Inoltre, come risulta dalla relazione del tecnico incaricato della progettazione e della direzione dei lavori di ristrutturazione in esame, in occasione di detti lavori, è stato realizzato un tetto termoventilato per il contenimento dei consumi energetici. In proposito, l’art. 11, comma 2, del d.lgs. n. 115 del 2008, in vigore al momento della realizzazione dell’intervento edilizio cui si riferisce la domanda di sanatoria, prevedeva che “Nel caso di interventi di riqualificazione energetica di edifici esistenti che comportino maggiori spessori delle murature esterne e degli elementi di copertura necessari ad ottenere una riduzione minima del 10 per cento dei limiti di trasmittanza previsti dal decreto legislativo 19 agosto 2005, n. 192, e successive modificazioni, certificata con le modalità di cui al medesimo decreto legislativo, è permesso derogare, nell'ambito delle pertinenti procedure di rilascio dei titoli abitativi di cui al titolo II del decreto del Presidente della Repubblica 6 giugno 2001, n. 380, a quanto previsto dalle normative nazionali, regionali o dai regolamenti edilizi comunali, in merito alle distanze minime tra edifici alle distanze minime dai confini di proprietà e alle distanze minime di protezione del nastro stradale, nella misura massima di 20 centimetri per il maggiore spessore delle pareti verticali esterne, nonché alle altezze massime degli edifici, nella misura massima di 25 centimetri, per il maggior spessore degli elementi di copertura. La deroga può essere esercitata nella misura massima da entrambi gli edifici confinanti”.

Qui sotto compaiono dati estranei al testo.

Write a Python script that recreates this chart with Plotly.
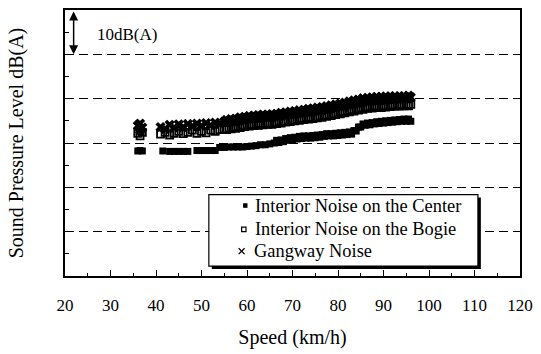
import plotly.graph_objects as go

# Interior noise at the car-body centre, dB(A) versus train speed (km/h)
center_speed = [36, 36.5, 37, 41.5, 43, 44, 45, 46, 47, 49, 50, 51, 52, 53, 54, 55, 56, 57, 58,
                59, 60, 61, 62, 63, 64, 65, 66, 67, 68, 69, 70, 71, 72, 73, 74, 75, 76, 77, 78,
                79, 80, 81, 82, 83, 84, 85, 86, 87, 88, 89, 90, 91, 92, 93, 94, 95, 96,
                66.5, 67.5, 68.5, 69.5, 70.5, 71.5, 72.5, 73.5, 74.5, 75.5, 76.5, 77.5, 78.5,
                79.5, 80.5, 81.5, 82.5, 83.5, 84.5, 85.5, 86.5, 87.5, 88.5, 89.5, 90.5, 91.5,
                92.5, 93.5, 94.5, 95.5]
center_level = [68.2, 68.3, 68.2, 68.2, 68.1, 68.1, 68.1, 68.1, 68.1, 68.3, 68.3, 68.3, 68.3,
                68.3, 69.0, 69.0, 69.1, 69.1, 69.1, 69.1, 69.2, 69.3, 69.4, 69.6, 69.6, 69.8,
                70.0, 70.1, 70.3, 70.6, 70.7, 70.9, 71.0, 71.1, 71.1, 71.2, 71.3, 71.5, 71.6,
                71.6, 71.7, 71.8, 71.9, 72.0, 72.7, 73.6, 74.0, 74.1, 74.3, 74.4, 74.5, 74.6,
                74.7, 74.8, 74.9, 74.9, 74.9,
                70.6, 70.7, 71.0, 71.2, 71.3, 71.5, 71.6, 71.6, 71.7, 71.8, 71.9, 72.1, 72.1,
                72.2, 72.3, 72.4, 72.5, 72.8, 73.6, 74.3, 74.5, 74.6, 74.8, 74.9, 75.0, 75.1,
                75.2, 75.3, 75.4, 75.4]

# Interior noise above the bogie
bogie_speed = [36, 36.5, 37, 36.5, 41, 42, 43, 44, 45, 46, 47, 48, 49, 50, 51, 52, 53, 54, 55,
               56, 57, 58, 59, 60, 61, 62, 63, 64, 65, 66, 67, 68, 69, 70, 71, 72, 73, 74, 75,
               76, 77, 78, 79, 80, 81, 82, 83, 84, 85, 86, 87, 88, 89, 90, 91, 92, 93, 94, 95, 96,
               55.5, 56.5, 57.5, 58.5, 59.5, 60.5, 61.5, 62.5, 63.5, 64.5, 65.5, 66.5, 67.5,
               68.5, 69.5, 70.5, 71.5, 72.5, 73.5, 74.5, 75.5, 76.5, 77.5, 78.5, 79.5, 80.5,
               81.5, 82.5, 83.5, 84.5, 85.5, 86.5, 87.5, 88.5, 89.5, 90.5, 91.5, 92.5, 93.5,
               94.5, 95.5]
bogie_level = [72.2, 71.6, 72.4, 72.8, 72.0, 72.4, 71.8, 72.2, 72.6, 72.1, 72.4, 72.9, 72.2,
               72.6, 72.3, 72.9, 72.6, 73.0, 73.2, 73.4, 73.6, 73.7, 73.9, 74.1, 74.2, 74.3,
               74.4, 74.5, 74.5, 74.6, 74.8, 74.9, 75.1, 75.2, 75.4, 75.5, 75.7, 75.8, 75.9,
               76.1, 76.2, 76.4, 76.6, 76.8, 77.1, 77.3, 77.5, 77.7, 77.9, 78.1, 78.2, 78.3,
               78.3, 78.4, 78.5, 78.6, 78.6, 78.6, 78.7, 78.7,
               73.0, 73.2, 73.3, 73.5, 73.7, 73.8, 73.9, 74.0, 74.1, 74.2, 74.2, 74.4, 74.5,
               74.7, 74.8, 75.0, 75.1, 75.3, 75.4, 75.5, 75.7, 75.8, 76.0, 76.2, 76.4, 76.6,
               76.8, 77.0, 77.2, 77.4, 77.6, 77.8, 77.9, 78.0, 78.0, 78.1, 78.2, 78.3, 78.3,
               78.4, 78.4]

# Gangway noise
gangway_speed = [36, 36.5, 37, 36.5, 41, 42, 43, 44, 45, 46, 47, 48, 49, 50, 51, 52, 53, 54, 55,
                 56, 57, 58, 59, 60, 61, 62, 63, 64, 65, 66, 67, 68, 69, 70, 71, 72, 73, 74, 75,
                 76, 77, 78, 79, 80, 81, 82, 83, 84, 85, 86, 87, 88, 89, 90, 91, 92, 93, 94, 95, 96,
                 55.5, 56.5, 57.5, 58.5, 59.5, 60.5, 61.5, 62.5, 63.5, 64.5, 65.5, 66.5, 67.5,
                 68.5, 69.5, 70.5, 71.5, 72.5, 73.5, 74.5, 75.5, 76.5, 77.5, 78.5, 79.5, 80.5,
                 81.5, 82.5, 83.5, 84.5, 85.5, 86.5, 87.5, 88.5, 89.5, 90.5, 91.5, 92.5, 93.5,
                 94.5, 95.5]
gangway_level = [73.9, 74.4, 73.5, 73.0, 73.6, 73.2, 74.1, 73.5, 74.2, 73.6, 74.3, 73.8, 74.4,
                 73.9, 74.5, 74.0, 74.6, 74.4, 74.8, 74.9, 75.1, 75.3, 75.5, 75.7, 75.8, 75.9,
                 76.0, 76.0, 76.1, 76.2, 76.3, 76.5, 76.6, 76.8, 76.9, 77.1, 77.2, 77.4, 77.5,
                 77.7, 77.8, 78.0, 78.2, 78.4, 78.6, 78.8, 79.1, 79.3, 79.5, 79.7, 79.7, 79.9,
                 79.9, 80.0, 80.1, 80.1, 80.1, 80.2, 80.2, 80.3,
                 75.2, 75.4, 75.5, 75.8, 75.9, 76.1, 76.2, 76.3, 76.4, 76.4, 76.5, 76.6, 76.8,
                 76.9, 77.1, 77.2, 77.4, 77.5, 77.7, 77.8, 78.0, 78.1, 78.3, 78.5, 78.7, 78.9,
                 79.1, 79.4, 79.6, 79.8, 80.1, 80.2, 80.3, 80.4, 80.4, 80.5, 80.5, 80.6, 80.5,
                 80.6, 80.7]

legend_names = ["Interior Noise on the Center", "Interior Noise on the Bogie", "Gangway Noise"]
x_ticks = [20, 30, 40, 50, 60, 70, 80, 90, 100, 110, 120]

SERIF = "Liberation Serif"
INK = "#000000"

# plot-area geometry in pixels (figure is 541 x 354)
W, H = 541, 354
L, R, T, B = 65, 11, 8, 78
PW, PH = W - L - R, H - T - B


def px(x):
    """pixel column -> paper x"""
    return (x - L) / PW


def py(y):
    """pixel row (from top) -> paper y"""
    return (H - B - y) / PH


fig = go.Figure()

# data clouds
fig.add_trace(go.Scatter(x=bogie_speed, y=bogie_level, mode="markers", name=legend_names[1],
                         showlegend=False,
                         marker=dict(symbol="square-open", size=7, color=INK,
                                     line=dict(width=1.8, color=INK))))
fig.add_trace(go.Scatter(x=gangway_speed, y=gangway_level, mode="markers", name=legend_names[2],
                         showlegend=False,
                         marker=dict(symbol="x", size=9, color=INK, line=dict(width=0))))
fig.add_trace(go.Scatter(x=center_speed, y=center_level, mode="markers", name=legend_names[0],
                         showlegend=False,
                         marker=dict(symbol="square", size=7, color=INK, line=dict(width=0))))

fig.update_layout(
    width=W, height=H,
    margin=dict(l=L, r=R, t=T, b=B),
    paper_bgcolor="white", plot_bgcolor="white",
    font=dict(family=SERIF, color=INK, size=17),
    showlegend=False,
)

fig.update_xaxes(
    range=[20, 120], tickvals=x_ticks, ticktext=[str(v) for v in x_ticks],
    showline=True, linecolor=INK, linewidth=1.5, mirror=True,
    ticks="inside", ticklen=6, tickwidth=1.3, tickcolor=INK,
    minor=dict(dtick=5, ticks="inside", ticklen=3, tickwidth=1.2, tickcolor=INK, showgrid=False),
    showgrid=False, zeroline=False, ticklabeloverflow="allow",
    tickfont=dict(family=SERIF, size=17), ticklabelstandoff=13,
    title=dict(text="Speed (km/h)", font=dict(family=SERIF, size=20), standoff=16),
)

fig.update_yaxes(
    range=[40, 100], dtick=10, showticklabels=False,
    showline=True, linecolor=INK, linewidth=1.5, mirror=True,
    ticks="inside", ticklen=4, tickwidth=1.2, tickcolor=INK,
    minor=dict(dtick=5, ticks="inside", ticklen=4, tickwidth=1.2, tickcolor=INK, showgrid=False),
    showgrid=True, gridcolor=INK, gridwidth=1.3, griddash="9px,5px",
    zeroline=False,
    title=dict(text="Sound Pressure Level dB(A)", font=dict(family=SERIF, size=20), standoff=34),
)

# 10 dB(A) scale marker
fig.add_annotation(x=21.9, y=90, ax=21.9, ay=100, xref="x", yref="y", axref="x", ayref="y",
                   text="", showarrow=True, arrowhead=2, startarrowhead=2,
                   arrowside="end+start", arrowsize=1.2, arrowwidth=1.5, arrowcolor=INK)
fig.add_annotation(x=26.7, y=94.4, xref="x", yref="y", text="10dB(A)", showarrow=False,
                   xanchor="left", yanchor="middle", font=dict(family=SERIF, size=17))

# legend panel: drop shadow, framed box, keys and labels
box = (212, 194, 487, 266)
shadow = 3
fig.add_shape(type="rect", xref="paper", yref="paper", layer="above",
              x0=px(box[0] + shadow), x1=px(box[2] + shadow),
              y0=py(box[3] + shadow), y1=py(box[1] + shadow),
              fillcolor=INK, line=dict(width=0))
fig.add_shape(type="rect", xref="paper", yref="paper", layer="above",
              x0=px(box[0]), x1=px(box[2]), y0=py(box[3]), y1=py(box[1]),
              fillcolor="white", line=dict(color=INK, width=1.2))

row_y = [205, 229, 251]
text_x = [258, 258, 257]

# key: filled square
fig.add_shape(type="rect", xref="paper", yref="paper", layer="above",
              x0=px(247), x1=px(251.5), y0=py(row_y[0] + 2.3), y1=py(row_y[0] - 2.3),
              fillcolor=INK, line=dict(width=0))
# key: open square
fig.add_shape(type="rect", xref="paper", yref="paper", layer="above",
              x0=px(245.5), x1=px(250), y0=py(row_y[1] + 2.3), y1=py(row_y[1] - 2.3),
              fillcolor="white", line=dict(color=INK, width=1.2))
# key: cross
for (xa, ya, xb, yb) in [(242.5, row_y[2] - 3, 248.5, row_y[2] + 3),
                         (242.5, row_y[2] + 3, 248.5, row_y[2] - 3)]:
    fig.add_shape(type="line", xref="paper", yref="paper", layer="above",
                  x0=px(xa), y0=py(ya), x1=px(xb), y1=py(yb),
                  line=dict(color=INK, width=1.3))

for name, ry, tx in zip(legend_names, row_y, text_x):
    fig.add_annotation(x=px(tx), y=py(ry), xref="paper", yref="paper", text=name,
                       showarrow=False, xanchor="left", yanchor="middle",
                       font=dict(family=SERIF, size=18.4, color=INK), borderpad=0)

fig.write_html("out.html")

La disposizione in esame è stata abrogata dall’art. 18 del d.lgs. n. 102 del 2014, che però, all’art. 14, ha introdotto il seguente principio, in vigore al momento dell’istanza di sanatoria, “7. Nel caso di interventi di riqualificazione energetica di edifici esistenti che comportino maggiori spessori delle murature esterne e degli elementi di chiusura superiori ed inferiori necessari ad ottenere una riduzione minima del 10 per cento dei limiti di trasmittanza previsti dal decreto legislativo 19 agosto 2005, n. 192, e successive modificazioni, certificata con le modalità di cui al medesimo decreto legislativo, è permesso derogare, nell'ambito delle pertinenti procedure di rilascio dei titoli abitativi di cui al titolo II del decreto del Presidente della Repubblica 6 giugno 2001, n. 380, a quanto previsto dalle normative nazionali, regionali o dai regolamenti edilizi comunali, in merito alle distanze minime tra edifici, alle distanze minime dai confini di proprietà e alle distanze minime di protezione del nastro stradale, nella misura massima di 25 centimetri per il maggiore spessore delle pareti verticali esterne, nonché alle altezze massime degli edifici, nella misura massima di 30 centimetri, per il maggior spessore degli elementi di copertura. La deroga può essere esercitata nella misura massima da entrambi gli edifici confinanti. Le deroghe vanno esercitate nel rispetto delle distanze minime riportate nel codice civile”.
Alla luce della normativa vigente sia al momento della realizzazione del presunto abuso edilizio sia al momento dell’istanza di sanatoria, quindi, l’aumento dell’altezza del tetto dell’edificio di 20 cm era da considerare consentito, in quanto si è trattato di un intervento di riqualificazione energetica di un edificio esistente.
Peraltro, trattandosi, alla luce delle considerazioni svolte, di un intervento legittimo – sia perché l’aumento della linea di gronda di 20 cm rientra nelle tolleranze di cantiere ai sensi della l.r. n. 52 del 1989, sia perché questa maggiore altezza era consentita trattandosi di intervento di riqualificazione energetica – nessun consenso da parte di altri condomini o di proprietari finitimi era necessario.
Il ricorso va pertanto accolto e l’atto gravato annullato.
Atteso l’oggetto del contendere e la complessità delle questioni trattate, possono compensarsi le spese di lite.